|Title||Disruption of critical infrastructure during prolonged natural disasters Conference Paper 2014|
|Publication Type||Conference Paper|
|Year of Publication||2015|
|Authors||Phillips, E, de Oliveira, FDimer, Koschatzky, V, Somerville, P|
|Conference Name||Bushfire and Natural Hazards CRC and AFAC Wellington Conference 2014|
|Publisher||Bushfire and Natural Hazards CRC|
Recent events such as the 2010 and 2011 Canterbury earthquakes, New Zealand; 2009 Southeast Australia heatwave; 2010 eruption of Eyjafjallajökull volcano, Iceland; and the 2011 Tohoku earthquake, tsunami and nuclear disaster in Japan, have highlighted the vulnerability of infrastructure and essential services to long-term disruption from prolonged and complex natural disasters.
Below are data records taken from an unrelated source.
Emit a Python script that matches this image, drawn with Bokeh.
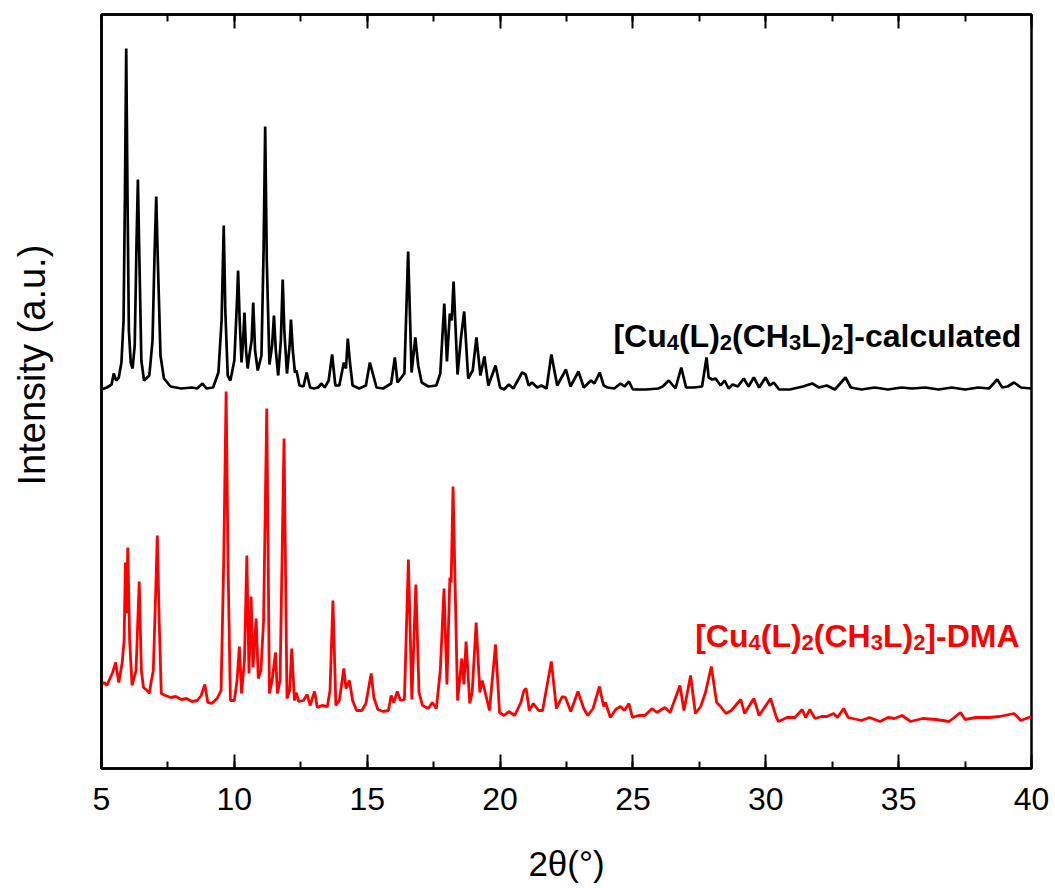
from bokeh.plotting import figure
from bokeh.models import LinearAxis, SingleIntervalTicker, FixedTicker, Label, CustomJSTickFormatter
from bokeh.embed import file_html
from bokeh.resources import INLINE

# ---- data ----
calc_2theta = [
    5.00, 5.20, 5.38, 5.46, 5.55, 5.65, 5.75, 5.83, 5.88, 5.93,
    5.98, 6.03, 6.10, 6.17, 6.25, 6.32, 6.37, 6.42, 6.50, 6.60,
    6.80, 6.92, 7.00, 7.06, 7.12, 7.22, 7.35, 7.60, 8.00, 8.40,
    8.60, 8.80, 8.95, 9.20, 9.40, 9.52, 9.60, 9.66, 9.75, 9.85,
    10.00, 10.10, 10.14, 10.20, 10.27, 10.33, 10.38, 10.44, 10.50, 10.58,
    10.65, 10.71, 10.78, 10.88, 11.02, 11.10, 11.16, 11.22, 11.32, 11.42,
    11.49, 11.56, 11.65, 11.75, 11.82, 11.88, 11.98, 12.08, 12.13, 12.20,
    12.28, 12.34, 12.45, 12.60, 12.72, 12.85, 13.00, 13.15, 13.28, 13.40,
    13.55, 13.68, 13.80, 13.95, 14.12, 14.20, 14.27, 14.35, 14.45, 14.70,
    14.95, 15.10, 15.20, 15.35, 15.60, 15.90, 16.04, 16.14, 16.40, 16.54,
    16.67, 16.81, 16.92, 17.05, 17.30, 17.60, 17.75, 17.90, 18.00, 18.11,
    18.18, 18.25, 18.40, 18.53, 18.65, 18.80, 18.97, 19.11, 19.26, 19.41,
    19.56, 19.83, 20.00, 20.15, 20.33, 20.50, 20.83, 20.96, 21.08, 21.20,
    21.40, 21.55, 21.75, 21.93, 22.15, 22.48, 22.65, 22.95, 23.15, 23.42,
    23.55, 23.75, 23.90, 24.05, 24.30, 24.53, 24.68, 24.85, 25.00, 25.50,
    25.95, 26.12, 26.35, 26.60, 26.82, 27.00, 27.30, 27.60, 27.77, 27.85,
    27.98, 28.11, 28.30, 28.45, 28.60, 28.75, 28.95, 29.17, 29.35, 29.55,
    29.75, 29.99, 30.15, 30.30, 30.50, 30.90, 31.40, 31.75, 32.00, 32.30,
    32.60, 33.00, 33.20, 33.60, 34.10, 34.60, 35.10, 35.50, 36.00, 36.50,
    37.00, 37.50, 38.00, 38.40, 38.71, 38.90, 39.10, 39.34, 39.60, 40.00,
]
calc_intensity = [
    379, 381, 384, 395, 388, 391, 406, 448, 568, 720,
    568, 438, 406, 400, 423, 528, 589, 518, 408, 388,
    393, 428, 518, 572, 508, 413, 390, 382, 380, 381,
    380, 385, 380, 381, 396, 448, 543, 458, 393, 388,
    408, 468, 498, 448, 406, 428, 456, 418, 400, 416,
    428, 466, 418, 398, 413, 518, 642, 508, 404, 423,
    453, 418, 393, 428, 489, 438, 395, 423, 449, 418,
    396, 398, 383, 382, 396, 381, 380, 381, 385, 381,
    388, 414, 383, 383, 406, 400, 430, 406, 383, 380,
    383, 406, 396, 381, 380, 385, 411, 386, 395, 517,
    396, 431, 403, 386, 382, 383, 395, 465, 407, 455,
    448, 487, 394, 431, 457, 390, 398, 431, 393, 412,
    383, 403, 381, 379, 384, 380, 396, 394, 383, 386,
    381, 383, 380, 414, 383, 399, 382, 397, 381, 388,
    385, 396, 383, 381, 380, 385, 382, 387, 379, 379,
    380, 382, 388, 380, 401, 381, 381, 382, 411, 391,
    389, 390, 383, 388, 380, 384, 382, 390, 382, 391,
    381, 391, 383, 386, 379, 379, 382, 385, 381, 383,
    379, 391, 381, 379, 381, 379, 381, 380, 381, 379,
    381, 379, 381, 380, 389, 381, 382, 386, 381, 380,
]

dma_2theta = [
    5.00, 5.10, 5.20, 5.30, 5.42, 5.53, 5.65, 5.78, 5.85, 5.90,
    5.94, 5.99, 6.06, 6.15, 6.30, 6.42, 6.50, 6.58, 6.72, 6.80,
    6.87, 6.95, 7.03, 7.10, 7.17, 7.25, 7.40, 7.60, 7.80, 8.00,
    8.20, 8.40, 8.60, 8.75, 8.89, 9.00, 9.15, 9.35, 9.50, 9.60,
    9.69, 9.76, 9.85, 10.00, 10.10, 10.19, 10.27, 10.38, 10.47, 10.55,
    10.63, 10.70, 10.82, 10.90, 11.00, 11.10, 11.22, 11.32, 11.42, 11.55,
    11.62, 11.72, 11.87, 11.98, 12.08, 12.16, 12.26, 12.33, 12.42, 12.60,
    12.74, 12.85, 13.02, 13.12, 13.30, 13.50, 13.60, 13.71, 13.82, 13.95,
    14.12, 14.20, 14.33, 14.45, 14.60, 14.80, 14.95, 15.15, 15.25, 15.40,
    15.60, 15.80, 15.90, 16.00, 16.13, 16.25, 16.40, 16.55, 16.68, 16.83,
    16.95, 17.08, 17.30, 17.45, 17.60, 17.75, 17.89, 18.00, 18.11, 18.16,
    18.23, 18.40, 18.56, 18.64, 18.72, 18.86, 18.95, 19.10, 19.24, 19.33,
    19.45, 19.60, 19.83, 19.98, 20.15, 20.33, 20.55, 20.78, 20.90, 20.98,
    21.10, 21.25, 21.45, 21.60, 21.93, 22.12, 22.34, 22.46, 22.66, 22.93,
    23.15, 23.30, 23.50, 23.74, 23.90, 23.97, 24.15, 24.35, 24.53, 24.68,
    24.85, 24.98, 25.20, 25.45, 25.72, 25.90, 26.20, 26.40, 26.77, 26.92,
    27.17, 27.35, 27.55, 27.73, 27.95, 28.15, 28.30, 28.50, 28.70, 29.06,
    29.20, 29.55, 29.75, 30.18, 30.40, 30.48, 30.80, 31.10, 31.37, 31.50,
    31.66, 31.85, 32.10, 32.30, 32.55, 32.70, 32.93, 33.10, 33.60, 33.90,
    34.30, 34.60, 34.85, 35.13, 35.45, 35.90, 36.40, 36.90, 37.33, 37.50,
    37.90, 38.40, 38.80, 39.34, 39.60, 40.00,
]
dma_intensity = [
    84, 86, 83, 89, 96, 106, 86, 106, 128, 206,
    155, 221, 128, 83, 98, 187, 98, 81, 78, 75,
    87, 98, 168, 233, 148, 75, 73, 71, 72, 69,
    70, 67, 68, 73, 84, 66, 65, 70, 78, 208,
    377, 208, 68, 68, 88, 122, 75, 108, 213, 95,
    172, 101, 150, 90, 98, 148, 360, 75, 88, 116,
    75, 88, 330, 70, 78, 120, 68, 76, 67, 68,
    74, 63, 77, 61, 63, 62, 78, 168, 63, 68,
    100, 80, 88, 68, 58, 58, 65, 95, 71, 59,
    57, 58, 73, 66, 77, 68, 69, 209, 69, 184,
    76, 63, 60, 66, 60, 98, 180, 84, 191, 186,
    282, 68, 110, 84, 127, 65, 76, 146, 76, 88,
    75, 58, 124, 56, 53, 57, 53, 66, 78, 80,
    58, 65, 58, 58, 107, 60, 72, 71, 57, 77,
    60, 53, 60, 82, 62, 66, 51, 59, 62, 58,
    65, 51, 53, 53, 60, 56, 61, 56, 83, 58,
    93, 55, 62, 76, 102, 66, 62, 55, 58, 69,
    55, 70, 53, 70, 51, 47, 51, 51, 59, 51,
    59, 50, 52, 52, 55, 51, 60, 51, 48, 51,
    47, 51, 50, 53, 47, 50, 49, 47, 56, 49,
    51, 51, 52, 55, 48, 52,
]

x_ticks_interval = 5
x_label = "2\u03b8(\u00b0)"
y_label = "Intensity (a.u.)"
# (text, is_subscript) pieces of the two series names
calc_name = [("[Cu", False), ("4", True), ("(L)", False), ("2", True), ("(CH", False),
             ("3", True), ("L)", False), ("2", True), ("]-calculated", False)]
dma_name = [("[Cu", False), ("4", True), ("(L)", False), ("2", True), ("(CH", False),
            ("3", True), ("L)", False), ("2", True), ("]-DMA", False)]

FONT = "Liberation Sans"

p = figure(width=1055, height=888, x_range=(5, 40), y_range=(0, 754),
           output_backend="svg", toolbar_location=None,
           min_border_left=101, min_border_right=24,
           min_border_top=14, min_border_bottom=120,
           background_fill_color="white", border_fill_color="white")
p.grid.visible = False
p.outline_line_color = "black"
p.outline_line_width = 2.5

p.line(calc_2theta, calc_intensity, line_color="black", line_width=2.7)
p.line(dma_2theta, dma_intensity, line_color="#ff0000", line_width=2.8)

xa = p.xaxis[0]
xa.ticker = SingleIntervalTicker(interval=x_ticks_interval, num_minor_ticks=2)
xa.axis_line_width = 2.5
xa.major_tick_in = 14
xa.major_tick_out = 0
xa.minor_tick_in = 7
xa.minor_tick_out = 0
xa.major_tick_line_width = 2
xa.minor_tick_line_width = 2
xa.major_label_text_font = FONT
xa.major_label_text_font_size = "32px"
xa.major_label_text_color = "black"
xa.major_label_standoff = 19
xa.axis_label = x_label
xa.axis_label_text_font = FONT
xa.axis_label_text_font_size = "35px"
xa.axis_label_text_font_style = "normal"
xa.axis_label_text_color = "black"
xa.axis_label_standoff = 31

top = LinearAxis(ticker=SingleIntervalTicker(interval=x_ticks_interval, num_minor_ticks=2),
                 formatter=CustomJSTickFormatter(code="return ''"))
top.axis_line_width = 2.5
top.major_tick_in = 14
top.major_tick_out = 0
top.minor_tick_in = 7
top.minor_tick_out = 0
top.major_tick_line_width = 2
top.minor_tick_line_width = 2
top.major_label_text_font_size = "10px"
top.major_label_standoff = 0
p.add_layout(top, "above")

ya = p.yaxis[0]
ya.ticker = FixedTicker(ticks=[])
ya.axis_line_width = 2.5
ya.major_tick_out = 0
ya.major_tick_in = 0
ya.minor_tick_out = 0
# leading no-break spaces lift the centred title slightly above the frame middle, as in the reference
ya.axis_label = "\u00a0" * 5 + y_label
ya.axis_label_text_font = FONT
ya.axis_label_text_font_size = "38px"
ya.axis_label_text_font_style = "normal"
ya.axis_label_text_color = "black"
ya.axis_label_standoff = 49

# Arial/Liberation Sans Bold advance widths (per 1000 em) for laying out the subscripted names
ADV = {'[': 333, ']': 333, '(': 333, ')': 333, '-': 333, 'C': 722, 'u': 611, 'L': 611,
       'H': 722, 'c': 556, 'a': 556, 'l': 278, 't': 333, 'e': 556, 'd': 611,
       'D': 722, 'M': 833, 'A': 722}
MAIN_PX, SUB_PX, SUB_DROP = 32, 22, 7


def text_width(s, size):
    return sum(ADV.get(ch, 556) for ch in s) * size / 1000.0


def add_name(pieces, x_right, y_base, color):
    widths = [text_width(s, SUB_PX if sub else MAIN_PX) for s, sub in pieces]
    off = -sum(widths)
    for (s, sub), w in zip(pieces, widths):
        p.add_layout(Label(x=x_right, y=y_base, x_offset=off, y_offset=-SUB_DROP if sub else 0,
                           text=s, text_align="left", text_baseline="alphabetic",
                           text_font=FONT, text_font_style="bold",
                           text_font_size=f"{SUB_PX if sub else MAIN_PX}px", text_color=color))
        off += w


add_name(calc_name, 39.62, 433, "black")
add_name(dma_name, 39.55, 133, "#ff0000")

open("out.html", "w").write(file_html(p, INLINE))
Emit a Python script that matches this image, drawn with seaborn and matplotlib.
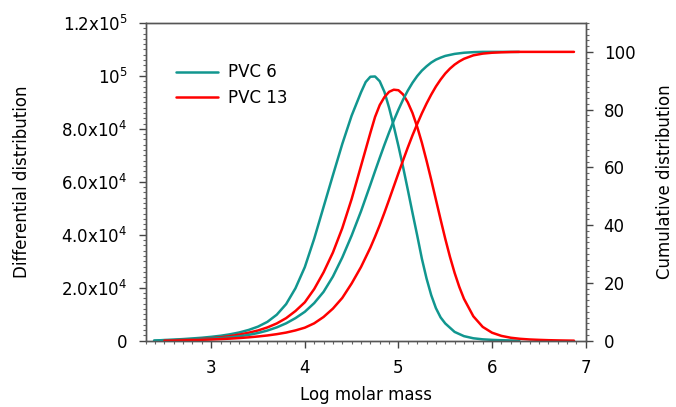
import numpy as np
import matplotlib
matplotlib.use("Agg")
import matplotlib.pyplot as plt
import seaborn as sns
from matplotlib.ticker import MultipleLocator, FixedLocator, FixedFormatter

# log molar mass values
pvc6_x = [2.39, 2.5, 2.6, 2.7, 2.8, 2.9, 3.0, 3.1, 3.2, 3.3, 3.4, 3.5, 3.6, 3.7, 3.8, 3.9,
          4.0, 4.1, 4.2, 4.3, 4.4, 4.5, 4.6,
          4.65, 4.7, 4.75, 4.8, 4.85, 4.9, 4.95, 5.0, 5.05, 5.1, 5.15, 5.2, 5.25, 5.3,
          5.35, 5.4, 5.45, 5.5,
          5.6, 5.7, 5.8, 5.9, 6.0, 6.1, 6.2, 6.29]
pvc6_diff = [0, 250, 400, 600, 850, 1100, 1450, 1850, 2400, 3100, 4050, 5300, 7100, 9800,
             13800, 19800,
             27800, 38500, 50500, 62500, 74300, 85000, 93800,
             97700, 99700, 99800, 98000, 94000, 88000, 81000, 73500, 65500, 57000, 48300,
             39800, 31000, 23500, 17200, 12300, 8800, 6500,
             3300, 1700, 900, 500, 300, 170, 80, 0]
pvc6_cum = [0, 0.1, 0.2, 0.3, 0.4, 0.55, 0.7, 0.9, 1.15, 1.5, 2.0, 2.65, 3.5, 4.6, 6.0, 7.8,
            10.0, 13.0, 16.9, 22.2, 28.8, 36.4, 44.8,
            49.4, 54.0, 58.7, 63.3, 67.8, 72.1, 76.2, 80.0, 83.5, 86.6, 89.3, 91.6, 93.5,
            95.0, 96.3, 97.3, 98.0, 98.6,
            99.3, 99.7, 99.9, 100, 100, 100, 100, 100]

pvc13_x = [2.5, 2.6, 2.7, 2.8, 2.9, 3.0, 3.1, 3.2, 3.3, 3.4, 3.5, 3.6, 3.7, 3.8, 3.9, 4.0,
           4.1, 4.2, 4.3, 4.4, 4.5, 4.6, 4.7,
           4.75, 4.8, 4.85, 4.9, 4.95, 5.0, 5.05, 5.1, 5.15, 5.2, 5.25, 5.3, 5.35, 5.4,
           5.45, 5.5, 5.55, 5.6, 5.65, 5.7,
           5.8, 5.9, 6.0, 6.1, 6.2, 6.3, 6.4, 6.5, 6.6, 6.7, 6.8, 6.875]
pvc13_diff = [0, 150, 300, 450, 650, 900, 1250, 1700, 2300, 3000, 3850, 5000, 6500, 8500,
              11200, 14500, 19500, 25800, 33300, 42500, 53500, 66000, 78500,
              84500, 89000, 92000, 94000, 94800, 94600, 93000, 90000, 86000, 80800, 74800,
              68000, 60800, 53300, 45800, 38500, 31700, 25600, 20300, 15800,
              9200, 5200, 3000, 1800, 1100, 700, 450, 300, 180, 100, 40, 0]
pvc13_cum = [0, 0.05, 0.1, 0.2, 0.3, 0.4, 0.55, 0.7, 0.9, 1.15, 1.45, 1.8, 2.25, 2.8, 3.55,
             4.5, 6.0, 8.2, 11.1, 14.8, 19.8, 25.5, 32.2,
             36.0, 40.0, 44.3, 48.8, 53.4, 58.0, 62.5, 66.9, 71.1, 75.0, 78.7, 82.1, 85.2,
             88.0, 90.4, 92.5, 94.2, 95.6, 96.7, 97.6,
             98.8, 99.4, 99.7, 99.85, 99.95, 100, 100, 100, 100, 100, 100, 100]

left_ticks = [0, 20000, 40000, 60000, 80000, 100000, 120000]
left_labels = ["0", r"2.0x10$^4$", r"4.0x10$^4$", r"6.0x10$^4$", r"8.0x10$^4$",
               r"10$^5$", r"1.2x10$^5$"]
right_ticks = [0, 20, 40, 60, 80, 100]

teal = "#11968f"
red = "#ff0000"

sns.set_style("ticks")
plt.rcParams['font.family'] = ['DejaVu Sans']
plt.rcParams['mathtext.fontset'] = 'dejavusans'
plt.rcParams['font.size'] = 12
plt.rcParams['text.color'] = 'black'
plt.rcParams['axes.labelcolor'] = 'black'

fig = plt.figure(figsize=(6.76, 4.07), dpi=100)
fig.subplots_adjust(left=0.2155, right=0.8664, bottom=0.163, top=0.9435)
ax = fig.add_subplot(111)
ax2 = ax.twinx()

sns.lineplot(x=pvc6_x, y=pvc6_diff, ax=ax, color=teal, lw=1.8, label="PVC 6")
sns.lineplot(x=pvc13_x, y=pvc13_diff, ax=ax, color=red, lw=1.8, label="PVC 13")
sns.lineplot(x=pvc6_x, y=pvc6_cum, ax=ax2, color=teal, lw=1.8, legend=False)
sns.lineplot(x=pvc13_x, y=pvc13_cum, ax=ax2, color=red, lw=1.8, legend=False)

ax.set_xlim(2.3, 7)
ax.set_ylim(0, 120000)
ax2.set_ylim(0, 110)

ax.xaxis.set_major_locator(MultipleLocator(1))
ax.xaxis.set_minor_locator(MultipleLocator(0.1))
ax.yaxis.set_major_locator(FixedLocator(left_ticks))
ax.yaxis.set_major_formatter(FixedFormatter(left_labels))
ax.yaxis.set_minor_locator(MultipleLocator(2000))
ax2.yaxis.set_major_locator(FixedLocator(right_ticks))
ax2.yaxis.set_minor_locator(MultipleLocator(2))

for a in (ax, ax2):
    a.tick_params(which='major', direction='out', length=5, width=1, colors='#444444',
                  labelcolor='black', labelsize=12, pad=8)
    a.tick_params(which='minor', direction='out', length=2.5, width=0.8, colors='#666666')
    for s in a.spines.values():
        s.set_color('#555555')
        s.set_linewidth(1)
ax.tick_params(axis='x', pad=8)

ax.set_xlabel("Log molar mass", fontsize=12, labelpad=7, color='black')
ax.set_ylabel("Differential distribution", fontsize=12, labelpad=22, color='black')
ax2.set_ylabel("Cumulative distribution", fontsize=12, labelpad=15, color='black')

leg = ax.legend(loc='upper left', bbox_to_anchor=(0.035, 0.92), frameon=False, fontsize=12,
                handlelength=2.5, handletextpad=0.6, labelspacing=0.45)
for t in leg.get_texts():
    t.set_color('black')

fig.savefig("out.png", dpi=100)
Prolonged natural disasters can impact surrounding areas for weeks to months after the initial event, causing vast and on-going disruption to utility, transport and communication networks; infrastructure that is vitally important for everyday living, the economy and emergency response. The quake-stricken Canterbury region of New Zealand endured thousands of disruptive aftershocks that continued for over two years following the initial earthquake in 2010. These aftershocks contributed to delays in repair and rebuilding, and caused significant additional damage. Our growing reliance on infrastructure and technology, along with the strong interdependent nature of these critical services, can potentially turn one failure into a cascading disaster. Local impacts to critical infrastructure can also lead to the interruption of essential services in regions that were not directly impacted by the physical hazard event. It has never been more important to understand network vulnerabilities and to analyse the cost of long-term disruption, both social and economic. Whilst significant work has gone into understanding the direct impacts from natural hazards, less emphasis has been placed on understanding the vulnerability of critical infrastructure, including indirect and long-term disruption.